Apesar de o Governo ter anunciado uma garantia pública para ajudar a que o financiamento bancário da habitação seja feito a 100%, sem necessidade de uma entrada inicial, André Escoval diz que a medida não chegará “à classe média, que tem salários de mil ou de 1200 euros, porque não consegue fazer face à taxa de esforço” requerida pelos créditos.
Para sustentar a sua tese, André Escoval cita uma notícia do jornal Eco desta segunda-feira na qual António Ramalho, antigo CEO do Novo Banco reconhece que existe “um problema de acesso” dos jovens ao crédito à habitação e pede revisão dos limites da taxa de esforço. “Este Governo endereçou o problema com a redução do IRS e com a garantia estadual, mas ainda não resolveu um problema mais grave, que é o da taxa de esforço”, dizia Vítor Ramalho citado pelo Eco.
Outro argumento de André Escoval para contrariar a ideia de que as medidas do Governo da AD vão ajudar a resolver a crise na habitação é a reação da Associação dos Profissionais e Empresas de Mediação Imobiliária à isenção de IMT e imposto de selo para menores de 35 anos na compra da primeira casa decretada pelo Executivo de Luís Montenegro.
Citada pela RTP, a Associação dos Profissionais e Empresas de Mediação Imobiliária prevê que estas isenções fiscais possam fazer aumentar o preço das casas, fazendo com que a diferença de preço seja incorporada no valor da venda, admitindo que esta medida pode ter “um efeito perverso, fazendo com que os preços subam”.
“Com o aumento da procura, os preços das casas vão continuar a subir, se não houver oferta de nova habitação”, admitiu ao portal imobiliário Idealista Alfredo Valente, CEO da iad Portugal.
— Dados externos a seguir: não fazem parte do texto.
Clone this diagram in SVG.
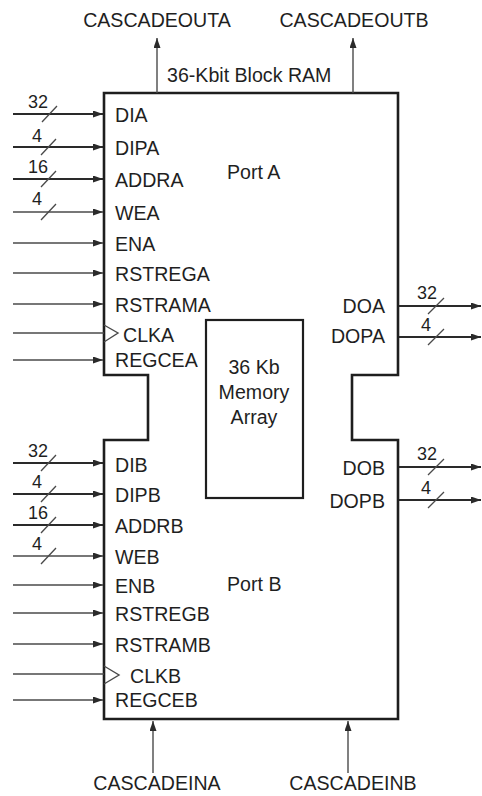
<svg xmlns="http://www.w3.org/2000/svg" width="482" height="796" viewBox="0 0 482 796">
<style>
text{font-family:"Liberation Sans",Arial,sans-serif;font-size:19.6px;fill:#1f1f1f}
.n{font-size:18px;text-anchor:middle}
.r{text-anchor:end}
.m{text-anchor:middle}
.bus{stroke:#2a2a2a;stroke-width:2.2;fill:none}
.sig{stroke:#4a4a4a;stroke-width:1.4;fill:none}
.sl{stroke:#4a4a4a;stroke-width:1.3;fill:none}
.blk{stroke:#1e1e1e;stroke-width:2.6;fill:#fff}
</style>
<defs>
<marker id="ah" markerUnits="userSpaceOnUse" markerWidth="12" markerHeight="8" refX="10" refY="3.5" orient="auto">
<path d="M0,0 L10,3.5 L0,7 Z" fill="#2a2a2a"/>
</marker>
</defs>
<g id="block">
<path class="blk" d="M104,93 H398 V375 H352 V440 H398 V719 H104 V440 H148 V375 H104 Z"/>
<text x="167" y="82">36-Kbit Block RAM</text>
<text x="227" y="179">Port A</text>
<text x="227" y="591">Port B</text>
</g>
<g id="memory">
<rect x="206" y="320" width="97" height="178" fill="#fff" stroke="#1e1e1e" stroke-width="2.2"/>
<text class="m" x="254" y="374">36 Kb</text>
<text class="m" x="254" y="399">Memory</text>
<text class="m" x="254" y="424">Array</text>
</g>
<g id="connectors">
<path class="sig" d="M157,93 V38" marker-end="url(#ah)"/>
<path class="sig" d="M353,93 V38" marker-end="url(#ah)"/>
<path class="sig" d="M153,773 V721" marker-end="url(#ah)"/>
<path class="sig" d="M348,773 V721" marker-end="url(#ah)"/>
<path class="bus" d="M13,114 H103" marker-end="url(#ah)"/>
<path class="bus" d="M13,147 H103" marker-end="url(#ah)"/>
<path class="bus" d="M13,179 H103" marker-end="url(#ah)"/>
<path class="sig" d="M13,212 H103" marker-end="url(#ah)"/>
<path class="sig" d="M13,243 H103" marker-end="url(#ah)"/>
<path class="sig" d="M13,273 H103" marker-end="url(#ah)"/>
<path class="sig" d="M13,304 H103" marker-end="url(#ah)"/>
<path class="sig" d="M13,333 H104"/>
<path class="sig" d="M13,360 H103" marker-end="url(#ah)"/>
<path class="sig" d="M104,325 L118,333 L104,342"/>
<path class="bus" d="M13,463 H103" marker-end="url(#ah)"/>
<path class="bus" d="M13,494 H103" marker-end="url(#ah)"/>
<path class="bus" d="M13,525 H103" marker-end="url(#ah)"/>
<path class="sig" d="M13,556 H103" marker-end="url(#ah)"/>
<path class="sig" d="M13,585 H103" marker-end="url(#ah)"/>
<path class="sig" d="M13,613 H103" marker-end="url(#ah)"/>
<path class="sig" d="M13,644 H103" marker-end="url(#ah)"/>
<path class="sig" d="M13,674 H104"/>
<path class="sig" d="M13,700 H103" marker-end="url(#ah)"/>
<path class="sig" d="M104,666 L119,675 L104,684"/>
<path class="bus" d="M399,306 H481" marker-end="url(#ah)"/>
<path class="bus" d="M399,337 H481" marker-end="url(#ah)"/>
<path class="bus" d="M399,467 H481" marker-end="url(#ah)"/>
<path class="bus" d="M399,500 H481" marker-end="url(#ah)"/>
<path class="sl" d="M42,122 L57,106 M41,155 L56,139 M41,187 L56,171 M41,220 L56,204"/>
<path class="sl" d="M41,471 L56,455 M41,502 L56,486 M41,533 L56,517 M41,564 L56,548"/>
<path class="sl" d="M428,314 L444,298 M428,345 L444,329 M428,475 L444,459 M428,508 L444,492"/>
</g>
<g id="labels">
<text x="157" y="27" class="m">CASCADEOUTA</text>
<text x="354" y="27" class="m">CASCADEOUTB</text>
<text x="157" y="790" class="m">CASCADEINA</text>
<text x="353" y="790" class="m">CASCADEINB</text>
<text x="115" y="122">DIA</text>
<text x="115" y="155">DIPA</text>
<text x="115" y="187">ADDRA</text>
<text x="115" y="220">WEA</text>
<text x="115" y="251">ENA</text>
<text x="115" y="281">RSTREGA</text>
<text x="115" y="312">RSTRAMA</text>
<text x="123" y="342">CLKA</text>
<text x="115" y="367">REGCEA</text>
<text x="115" y="472">DIB</text>
<text x="115" y="502">DIPB</text>
<text x="115" y="533">ADDRB</text>
<text x="115" y="564">WEB</text>
<text x="115" y="593">ENB</text>
<text x="115" y="621">RSTREGB</text>
<text x="115" y="652">RSTRAMB</text>
<text x="130" y="683">CLKB</text>
<text x="115" y="707">REGCEB</text>
<text x="385" y="313" class="r">DOA</text>
<text x="385" y="343" class="r">DOPA</text>
<text x="385" y="475" class="r">DOB</text>
<text x="385" y="508" class="r">DOPB</text>
<text x="38" y="108" class="n">32</text>
<text x="37" y="142" class="n">4</text>
<text x="38" y="173" class="n">16</text>
<text x="37" y="205" class="n">4</text>
<text x="38" y="457" class="n">32</text>
<text x="37" y="488" class="n">4</text>
<text x="38" y="519" class="n">16</text>
<text x="37" y="550" class="n">4</text>
<text x="427" y="299" class="n">32</text>
<text x="426" y="331" class="n">4</text>
<text x="427" y="460" class="n">32</text>
<text x="426" y="494" class="n">4</text>
</g>
</svg>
Movimento quer referendar AL em Lisboa
Em Lisboa, com o fim da taxa adicional de Alojamento Local criada pelo Governo de António Costa, os coletivos de luta pelo direito à Habitação temem que a pressão turística faça aumentar ainda mais os preços.
Esse é um dos argumentos do movimento Referendo pela Habitação, que já recolheu as assinaturas necessárias para levar o tema a votos na cidade e que quer pôr pressão política sobre o Executivo liderado por Carlos Moedas.
Esta quarta-feira, o movimento Referendo pela Habitação vai mesmo apresentar publicamente o testemunho de pessoas que foram desalojadas pelo alojamento local, numa iniciativa no Largo do Chafariz de Dentro, em Alfama.
Em comunicado, o movimento diz quer usar o referendo local – um instrumento político nunca testado em Lisboa – para “pela força do voto dos munícipes revogar todas as licenças de Alojamento Local atualmente em vigor em prédios destinados à habitação, devolvendo as casas hoje ocupadas pelo turismo à sua função social: serem habitadas”.
O exemplo de Barcelona
Este mês, a Câmara da cidade de Barcelona anunciou uma medida idêntica à que está a ser pedida por este coletivo. Barcelona vai cancelar a licença a cerca de 10 mil alojamentos locais em 2028.
O anúncio foi feito pelo presidente da Câmara socialista, Jaume Collboni, que com esta medida vai acabar com as cerca de 10 mil licenças que estão em vigor na cidade catalã, que expiram em 2028 e que não poderão voltar a ser renovadas após esse período.
Segundo o autarca socialista, nos últimos dez anos, o preço do arrendamento de casas em Barcelona subiu 68% e o de venda 38%. O objetivo, disse numa conferência de imprensa, é que em Barcelona “cesse completamente a atividade dos apartamentos turísticos e que nessa data 10 mil casas entrem no mercado de arrendamento ou de venda para serem habitados de forma regular pelos residentes de Barcelona”.